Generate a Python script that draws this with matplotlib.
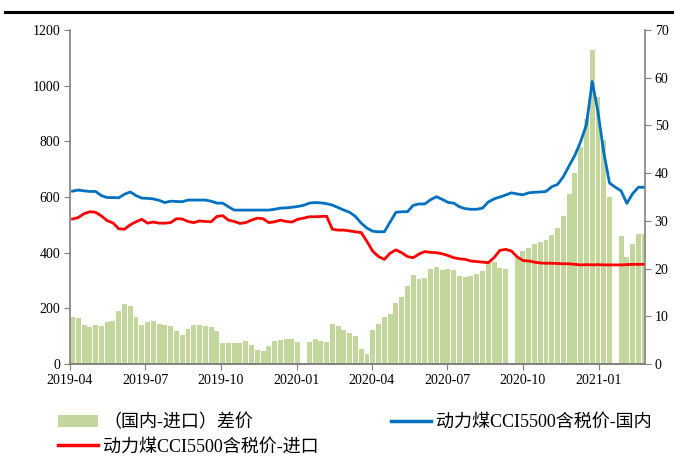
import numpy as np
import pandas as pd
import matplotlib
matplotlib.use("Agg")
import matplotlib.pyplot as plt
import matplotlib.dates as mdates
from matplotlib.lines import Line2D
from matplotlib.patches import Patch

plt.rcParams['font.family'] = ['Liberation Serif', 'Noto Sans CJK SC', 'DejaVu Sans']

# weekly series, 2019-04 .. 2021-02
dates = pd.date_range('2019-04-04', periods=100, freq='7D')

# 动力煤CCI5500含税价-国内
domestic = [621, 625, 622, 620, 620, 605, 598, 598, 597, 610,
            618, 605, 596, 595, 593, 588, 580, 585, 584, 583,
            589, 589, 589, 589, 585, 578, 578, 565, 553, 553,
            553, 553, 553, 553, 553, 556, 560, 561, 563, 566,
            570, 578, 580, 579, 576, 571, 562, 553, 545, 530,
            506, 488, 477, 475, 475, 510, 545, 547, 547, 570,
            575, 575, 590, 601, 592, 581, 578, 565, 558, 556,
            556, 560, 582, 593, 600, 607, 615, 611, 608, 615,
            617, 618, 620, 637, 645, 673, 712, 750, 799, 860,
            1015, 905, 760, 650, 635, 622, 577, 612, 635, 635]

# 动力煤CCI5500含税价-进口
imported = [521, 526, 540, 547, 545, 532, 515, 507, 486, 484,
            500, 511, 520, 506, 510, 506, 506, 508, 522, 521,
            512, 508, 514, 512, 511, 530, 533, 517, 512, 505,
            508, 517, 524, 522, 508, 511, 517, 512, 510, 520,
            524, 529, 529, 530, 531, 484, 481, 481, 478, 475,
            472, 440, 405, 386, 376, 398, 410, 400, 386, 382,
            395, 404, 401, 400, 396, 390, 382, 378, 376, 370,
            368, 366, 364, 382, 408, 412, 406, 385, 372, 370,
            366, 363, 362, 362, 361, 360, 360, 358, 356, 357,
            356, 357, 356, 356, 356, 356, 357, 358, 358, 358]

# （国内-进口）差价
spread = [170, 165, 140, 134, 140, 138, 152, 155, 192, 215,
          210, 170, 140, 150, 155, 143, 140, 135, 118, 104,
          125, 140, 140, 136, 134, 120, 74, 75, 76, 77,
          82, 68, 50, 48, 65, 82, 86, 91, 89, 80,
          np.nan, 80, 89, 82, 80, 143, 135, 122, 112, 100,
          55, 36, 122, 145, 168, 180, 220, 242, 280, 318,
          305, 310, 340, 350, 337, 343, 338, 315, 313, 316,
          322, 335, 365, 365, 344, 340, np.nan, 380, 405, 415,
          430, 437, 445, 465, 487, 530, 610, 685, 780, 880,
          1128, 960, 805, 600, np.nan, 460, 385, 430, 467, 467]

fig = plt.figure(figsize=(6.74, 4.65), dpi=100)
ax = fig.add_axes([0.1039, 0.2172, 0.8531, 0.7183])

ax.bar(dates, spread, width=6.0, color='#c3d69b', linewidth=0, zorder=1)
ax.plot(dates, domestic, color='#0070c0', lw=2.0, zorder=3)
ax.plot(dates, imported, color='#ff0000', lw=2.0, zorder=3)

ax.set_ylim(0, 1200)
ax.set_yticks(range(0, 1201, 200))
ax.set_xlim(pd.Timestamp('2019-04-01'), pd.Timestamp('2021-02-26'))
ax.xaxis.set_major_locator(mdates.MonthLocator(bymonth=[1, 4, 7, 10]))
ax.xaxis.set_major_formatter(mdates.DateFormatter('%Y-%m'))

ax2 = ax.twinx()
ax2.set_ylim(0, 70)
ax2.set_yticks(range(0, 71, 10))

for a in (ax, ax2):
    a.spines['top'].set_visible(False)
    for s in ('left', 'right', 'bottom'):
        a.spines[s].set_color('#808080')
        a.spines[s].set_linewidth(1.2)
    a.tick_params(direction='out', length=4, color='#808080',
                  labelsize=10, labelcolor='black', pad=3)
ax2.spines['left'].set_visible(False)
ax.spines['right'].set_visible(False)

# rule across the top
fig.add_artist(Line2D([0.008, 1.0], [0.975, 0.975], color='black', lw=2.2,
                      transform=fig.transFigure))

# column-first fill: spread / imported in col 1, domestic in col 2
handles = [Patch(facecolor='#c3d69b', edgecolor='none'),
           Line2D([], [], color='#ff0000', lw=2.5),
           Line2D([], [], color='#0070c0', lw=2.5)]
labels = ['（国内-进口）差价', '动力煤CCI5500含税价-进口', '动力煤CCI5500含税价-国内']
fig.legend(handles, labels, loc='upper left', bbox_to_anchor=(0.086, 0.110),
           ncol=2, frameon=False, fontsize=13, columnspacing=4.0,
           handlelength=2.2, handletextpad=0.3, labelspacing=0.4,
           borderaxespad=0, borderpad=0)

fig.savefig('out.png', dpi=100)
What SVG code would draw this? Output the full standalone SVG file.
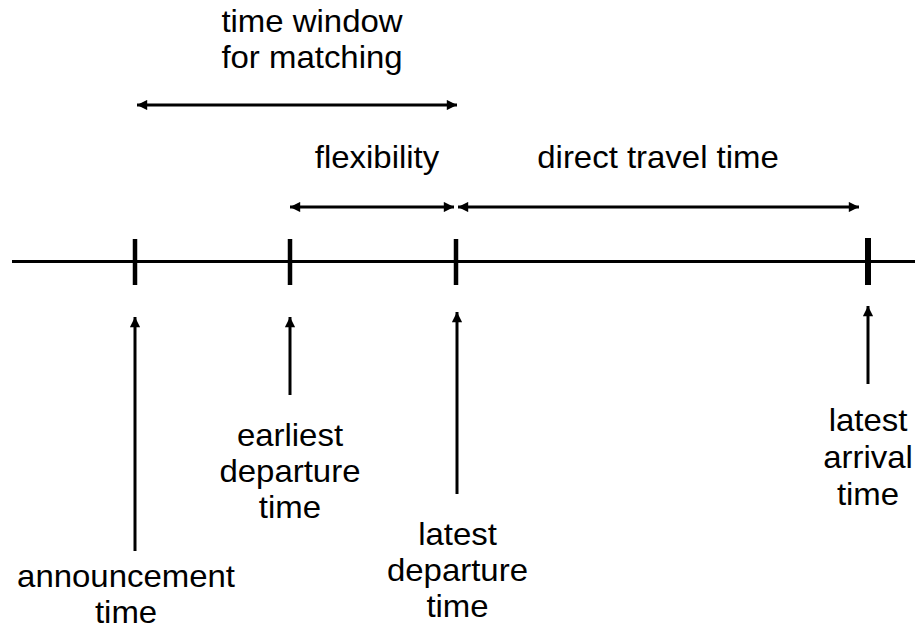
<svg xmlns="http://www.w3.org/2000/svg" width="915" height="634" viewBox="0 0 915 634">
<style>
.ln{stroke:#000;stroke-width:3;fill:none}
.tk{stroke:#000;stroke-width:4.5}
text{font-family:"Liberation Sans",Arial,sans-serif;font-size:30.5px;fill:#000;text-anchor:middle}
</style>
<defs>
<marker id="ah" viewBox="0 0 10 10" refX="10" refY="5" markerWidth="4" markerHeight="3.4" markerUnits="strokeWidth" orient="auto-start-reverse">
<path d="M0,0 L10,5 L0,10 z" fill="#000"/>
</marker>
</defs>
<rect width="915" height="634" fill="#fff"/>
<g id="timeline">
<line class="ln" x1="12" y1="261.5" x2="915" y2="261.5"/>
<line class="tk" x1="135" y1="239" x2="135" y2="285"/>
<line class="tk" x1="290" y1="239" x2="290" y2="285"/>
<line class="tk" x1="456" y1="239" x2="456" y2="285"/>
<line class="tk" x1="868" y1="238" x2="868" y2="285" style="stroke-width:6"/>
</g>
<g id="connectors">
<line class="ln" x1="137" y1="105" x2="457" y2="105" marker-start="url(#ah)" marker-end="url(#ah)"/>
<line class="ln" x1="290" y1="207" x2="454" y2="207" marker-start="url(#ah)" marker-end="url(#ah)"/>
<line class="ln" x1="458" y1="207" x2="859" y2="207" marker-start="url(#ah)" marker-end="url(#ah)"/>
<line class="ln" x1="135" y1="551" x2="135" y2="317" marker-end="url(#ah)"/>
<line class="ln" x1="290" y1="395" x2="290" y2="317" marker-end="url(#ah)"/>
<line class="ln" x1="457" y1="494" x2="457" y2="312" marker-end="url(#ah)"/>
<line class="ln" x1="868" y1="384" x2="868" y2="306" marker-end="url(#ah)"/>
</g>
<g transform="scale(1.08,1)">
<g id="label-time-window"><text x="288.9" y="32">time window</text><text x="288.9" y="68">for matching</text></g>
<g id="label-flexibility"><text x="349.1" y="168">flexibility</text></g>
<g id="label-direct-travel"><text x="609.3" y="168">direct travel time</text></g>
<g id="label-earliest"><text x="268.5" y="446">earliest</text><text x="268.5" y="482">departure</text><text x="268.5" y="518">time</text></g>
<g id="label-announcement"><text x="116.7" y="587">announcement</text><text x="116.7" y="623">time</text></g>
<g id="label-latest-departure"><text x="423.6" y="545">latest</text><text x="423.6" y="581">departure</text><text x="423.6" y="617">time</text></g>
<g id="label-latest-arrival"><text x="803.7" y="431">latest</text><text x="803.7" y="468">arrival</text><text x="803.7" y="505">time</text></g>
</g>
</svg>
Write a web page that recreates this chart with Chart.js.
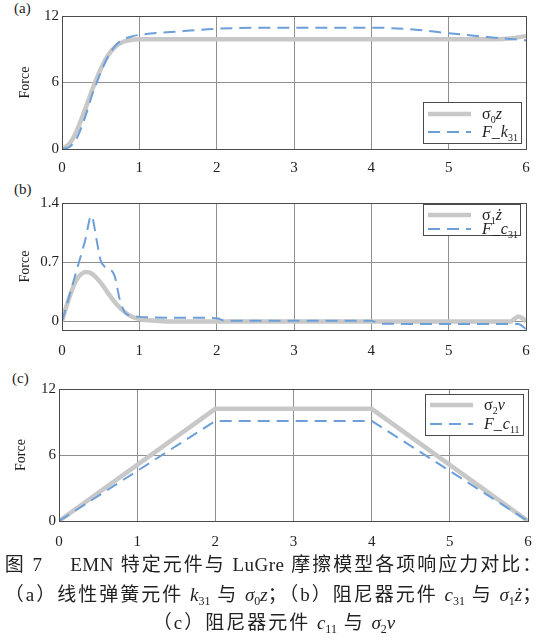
☆ ☆ ☆ ☆
THE TASK> Give back exactly the lines from the first line of the data through the line with "dates = pd.date_range('2019-04-04', periods=100, freq='7D')", pictures excluded.

SOLUTION BELOW>
Generate a Python script that draws this with matplotlib.
import numpy as np
import pandas as pd
import matplotlib
matplotlib.use("Agg")
import matplotlib.pyplot as plt
import matplotlib.dates as mdates
from matplotlib.lines import Line2D
from matplotlib.patches import Patch

plt.rcParams['font.family'] = ['Liberation Serif', 'Noto Sans CJK SC', 'DejaVu Sans']

# weekly series, 2019-04 .. 2021-02
dates = pd.date_range('2019-04-04', periods=100, freq='7D')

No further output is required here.